* start INPUT *

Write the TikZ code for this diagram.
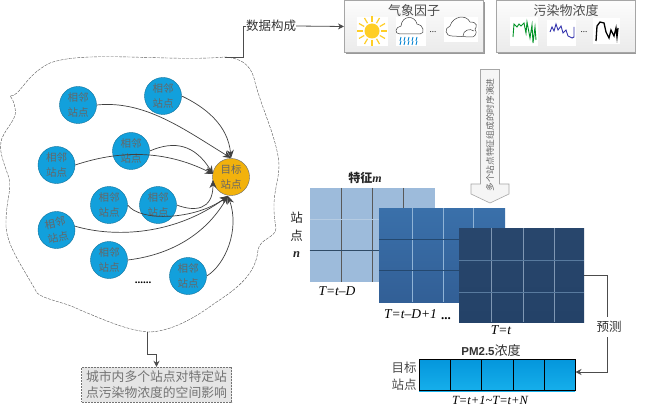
\documentclass[tikz,border=0pt]{standalone}
\usepackage{fontspec}
\setmainfont{Liberation Serif}
\newfontfamily\cjk{Noto Sans CJK SC}
\newfontfamily\pmfont{Liberation Sans}
\usetikzlibrary{arrows.meta,calc}
\definecolor{stn}{HTML}{12A0DC}
\definecolor{tgt}{HTML}{F2B20C}
\definecolor{gA}{HTML}{9DBBDB}
\definecolor{gAl}{HTML}{B5CBE2}
\definecolor{gAd}{HTML}{2F4A66}
\definecolor{gBl}{HTML}{8FB3D6}
\definecolor{gBd}{HTML}{24486F}
\definecolor{gCl}{HTML}{7F97B3}
\definecolor{gCm}{HTML}{587A9E}
\tikzset{
 x=1pt,y=-1pt,
 site/.style={circle,draw=stn!70!black,fill=stn,minimum size=37pt,inner sep=0pt,align=center,font=\cjk\fontsize{10.5}{14.5}\selectfont,text=black!60},
 targetsite/.style={site,draw=black!60,fill=tgt},
 link/.style={draw=black!75,line width=.7pt,-{Stealth[length=8pt,width=7pt]}},
 lab/.style={inner sep=0pt,font=\cjk\fontsize{12.5}{14}\selectfont,text=black!80,align=center},
 tm/.style={inner sep=0pt,font=\fontsize{13.5}{14}\selectfont\itshape,text=black},
 panel/.style={draw=black!35,top color=black!1,bottom color=black!8,line width=.6pt},
 conn/.style={draw=black!70,line width=.8pt},
}
\newcommand{\vlines}[5]{\foreach \xx in {#5} \draw[#4,line width=.6pt] (\xx,#1) -- (\xx,#2);}
\newcommand{\hlines}[5]{\foreach \yy in {#5} \draw[#4,line width=.6pt] (#1,\yy) -- (#2,\yy);}
\begin{document}
\begin{tikzpicture}
\useasboundingbox (0,0) rectangle (650,406);
\fill[white] (0,0) rectangle (650,406);
% region
\draw[black!65,line width=.4pt,dash pattern=on 3pt off 1.2pt] (225,57) .. controls (240,58) and (250,64) .. (254,78) .. controls (260,105) and (278,140) .. (279,165) .. controls (279,185) and (270,195) .. (276,228) .. controls (276,238) and (260,238) .. (258,250) .. controls (256,275) and (235,290) .. (215,303) .. controls (195,318) and (170,332) .. (148,332) .. controls (125,330) and (100,318) .. (80,310) .. controls (65,302) and (45,300) .. (37,293) .. controls (25,270) and (5,245) .. (6,223) .. controls (6,200) and (12,190) .. (9,178) .. controls (3,160) and (-2,150) .. (2,138) .. controls (8,125) and (18,118) .. (15,108) .. controls (14,102) and (12,98) .. (10,96) .. controls (20,97) and (25,75) .. (50,63) .. controls (85,50) and (170,62) .. (225,57);
% data label
\node[lab] (data) at (271,26) {数据构成};
\coordinate (regiontop) at (225,57);
\draw[conn] (regiontop) -- (243.5,57) -- (243.5,26) -- (data.west);
% sites
\node[targetsite] (T) at (231,177) {目标\\站点};
\node[site] (a) at (78,105) {相邻\\站点};
\node[site] (b) at (163,96) {相邻\\站点};
\node[site] (c) at (56.5,165) {相邻\\站点};
\node[site] (d) at (131,151) {相邻\\站点};
\node[site] (e) at (109,205) {相邻\\站点};
\node[site] (f) at (158,205) {相邻\\站点};
\node[site,rotate=12] (g) at (56.5,230) {相邻\\站点};
\node[site] (h) at (109,260) {相邻\\站点};
\node[site] (i) at (188,276) {相邻\\站点};
\node[inner sep=0pt,font=\bfseries\fontsize{11}{11}\selectfont] (dots1) at (143,283) {......};
% links
\coordinate (Tn) at (231,158);
\coordinate (Tw) at (213,174);
\coordinate (Tb) at (228,196);
\coordinate (Tl) at (213,180);
\draw[link] (a.east) .. controls (145,100) and (185,130) .. (Tn);
\draw[link] (b.east) .. controls (205,107) and (228,125) .. (Tn);
\draw[link] (c.east) .. controls (120,150) and (165,150) .. (Tw);
\draw[link] (d.east) .. controls (175,140) and (195,145) .. (Tw);
\draw[link] (e.east) .. controls (140,222) and (195,220) .. (Tb);
\draw[link] (f.east) .. controls (195,212) and (213,210) .. (Tl);
\draw[link] (g.east) .. controls (115,238) and (175,235) .. (Tb);
\draw[link] (h.east) .. controls (170,255) and (205,235) .. (Tb);
\draw[link] (i.east) .. controls (225,265) and (240,230) .. (Tb);
% impact box
\node[draw=black!55,dash pattern=on 2pt off 1pt,fill=black!10,line width=.4pt,minimum width=150pt,minimum height=35pt,inner sep=0pt,align=center,font=\cjk\fontsize{12.8}{16.5}\selectfont,text=black!55] (impact) at (156.5,384.5) {城市内多个站点对特定站\\点污染物浓度的空间影响};
\coordinate (regionbot) at (147,332);
\draw[conn,-{Stealth[length=6pt,width=6pt]}] (regionbot) -- (147,354.5) -- (156.5,354.5) -- (impact.north);
% panels
\fill[black!40] (346,2) rectangle (485,54);
\fill[black!40] (498,2) rectangle (636,54);
\node[panel,minimum width=139.5pt,minimum height=52.5pt,inner sep=0pt] (met) at (414,26.5) {};
\node[panel,minimum width=138.5pt,minimum height=52.5pt,inner sep=0pt] (pol) at (566,26.5) {};
\draw[conn,-{Stealth[length=6pt,width=6pt]}] (data.east) -- (met.west);
\node[lab,font=\cjk\fontsize{13}{13}\selectfont,text=black!70] (mett) at (414,10.5) {气象因子};
\node[lab,font=\cjk\fontsize{13}{13}\selectfont,text=black!70] (polt) at (566,10.5) {污染物浓度};
% icons' white grounds
\fill[white] (357,17) rectangle (388,46);
\fill[white] (396,17) rectangle (426,46);
\fill[white] (444,17) rectangle (478,42);
\fill[white] (510,17) rectangle (538,46);
\fill[white] (547,20) rectangle (576,46);
\fill[white] (593,18) rectangle (620,44);
% sun
\foreach \a in {0,30,...,330} \draw[orange!45!yellow!85!white,line width=1.2pt] (372,31)++(\a:9pt) -- ++(\a:6pt);
\fill[orange!45!yellow!85!white] (372,31) circle (7.5pt);
% rain cloud
\draw[black!75,line width=.5pt] (400,34) .. controls (394,34) and (395,27) .. (401,26) .. controls (402,15) and (415,15) .. (417,24) .. controls (423,24) and (426,34) .. (420,34) -- cycle;
\foreach \x in {401,405,...,417} {\draw[cyan!70!blue,line width=.9pt] (\x,37)--++(-1,4);\draw[cyan!70!blue,line width=.9pt] (\x,41)--++(-1,4);}
\node[inner sep=0pt,font=\fontsize{9}{9}\selectfont] (d2) at (433,32) {...};
% cloud
\draw[black!75,line width=.5pt] (452,36) .. controls (445,36) and (444,28) .. (450,26) .. controls (453,16) and (466,14) .. (470,22) .. controls (478,22) and (477,27) .. (475,29) .. controls (478,33) and (475,38) .. (470,37) -- cycle;
\draw[black!75,line width=.5pt] (463,36) .. controls (463,30) and (470,28) .. (474,31);
% series
\draw[green!50!black!85!cyan,line width=.9pt] (513,37) -- (514,24) -- (517,27) -- (519,24) -- (521,26) -- (524,23) -- (526,33) -- (527,22) -- (530,38) -- (532,25) -- (533,43) -- (535,27) -- (536,40);
\draw[blue!60!black!80,line width=.9pt] (550,32) -- (552,27) -- (554,31) -- (556,24) -- (558,30) -- (561,26) -- (563,33) -- (566,30) -- (568,36) -- (572,38) -- (574,37) -- (574,27);
\node[inner sep=0pt,font=\fontsize{9}{9}\selectfont] (d3) at (584,32) {...};
\draw[black,line width=1.3pt] (596,41) -- (597,26) -- (600,22) -- (604,23) -- (606,32) -- (609,38) -- (611,30) -- (614,36) -- (616,28) -- (617,37) -- (618,28);
% block arrow
\draw[draw=black!35,fill=black!4,line width=.6pt] (480.5,69.5) -- (499.5,69.5) -- (499.5,184) -- (509,184) -- (509,194) -- (490,203) -- (471,194) -- (471,184) -- (480.5,184) -- cycle;
\node[inner sep=0pt,rotate=90,font=\cjk\fontsize{8.7}{9}\selectfont,text=black!60] (balabel) at (490,135) {多个站点特征组成的时序演进};
% tensors
\fill[gA] (309.5,188) rectangle (434.5,282);
\vlines{188}{282}{}{black!65}{341,372,403}
\hlines{309.5}{434.5}{}{gAl}{219}
\hlines{309.5}{434.5}{}{gAd}{250.5}
\shade[top color={rgb,255:red,58;green,112;blue,170},bottom color={rgb,255:red,50;green,95;blue,150}] (379,208) rectangle (505,302);
\vlines{208}{302}{}{gBl}{412,443,473}
\hlines{379}{505}{}{gBd}{239,270}
\shade[top color={rgb,255:red,40;green,70;blue,108},bottom color={rgb,255:red,36;green,66;blue,104}] (459,228) rectangle (584,322);
\vlines{228}{322}{}{gCl}{491,523,554}
\hlines{459}{584}{}{gCm}{260,292}
\node[inner sep=0pt,font=\cjk\bfseries\fontsize{12}{12}\selectfont,text=black!85] (feat) at (365,177.5) {特征\textrm{\textbf{\textit{m}}}};
\node[lab,font=\cjk\fontsize{12.5}{17.5}\selectfont,text=black!85] (stn) at (296.5,235) {站\\点\\\textrm{\textbf{\textit{n}}}};
\node[tm] (t1) at (337,291.5) {T=t--D};
\node[tm] (t2) at (410.5,314) {T=t--D+1};
\node[inner sep=0pt,font=\bfseries\fontsize{13}{13}\selectfont] (t3) at (446,319) {...};
\node[tm] (t4) at (501,330.5) {T=t};
% output
\node[inner sep=0pt,font=\cjk\fontsize{13}{13}\selectfont,text=black!80] (pm) at (491,351) {{\pmfont\bfseries\fontsize{11.5}{12}\selectfont PM2.5}浓度};
\shade[top color={rgb,255:red,4;green,150;blue,220},bottom color={rgb,255:red,22;green,175;blue,235}] (419,359) rectangle (575,391);
\node[draw=black,line width=.8pt,minimum width=156pt,minimum height=31pt,inner sep=0pt] (out) at (497,375) {};
\foreach \x in {450,481.5,513,544} \draw[black,line width=.6pt] (\x,359) -- (\x,391);
\node[lab,font=\cjk\fontsize{12.5}{17}\selectfont,text=black!70] (tg) at (404,376) {目标\\站点};
\node[tm,font=\fontsize{12.5}{13}\selectfont\itshape] (tr) at (490,400) {T=t+1\textasciitilde T=t+N};
% predict
\coordinate (gridend) at (584,275);
\coordinate (outpt) at (575.5,372);
\node[lab,inner sep=2pt] (pred) at (609,327) {预测};
\draw[conn] (gridend) -- (607,275) -- (607,317);
\draw[conn,-{Stealth[length=6pt,width=6pt]}] (607,337) -- (607,372) -- (outpt);
\end{tikzpicture}
\end{document}
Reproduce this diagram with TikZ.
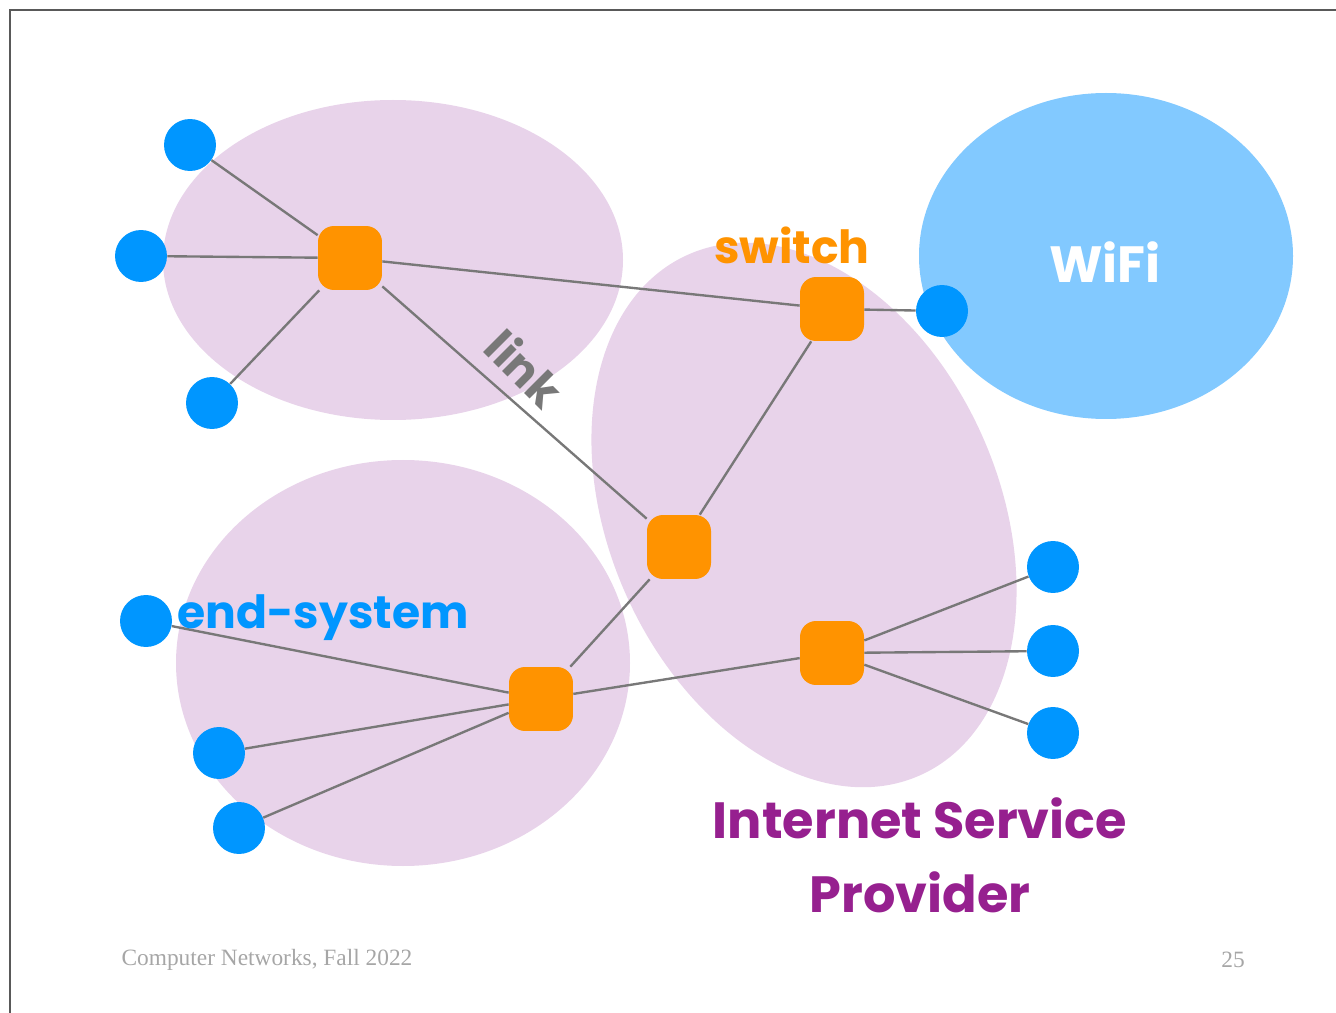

* end INPUT *

• EXERCISE DIRECTIONS
Each line above that includes "diagram" should be shown.

• CORRECT OUTPUT
Write the TikZ code for this diagram.
Reproduce this diagram with TikZ.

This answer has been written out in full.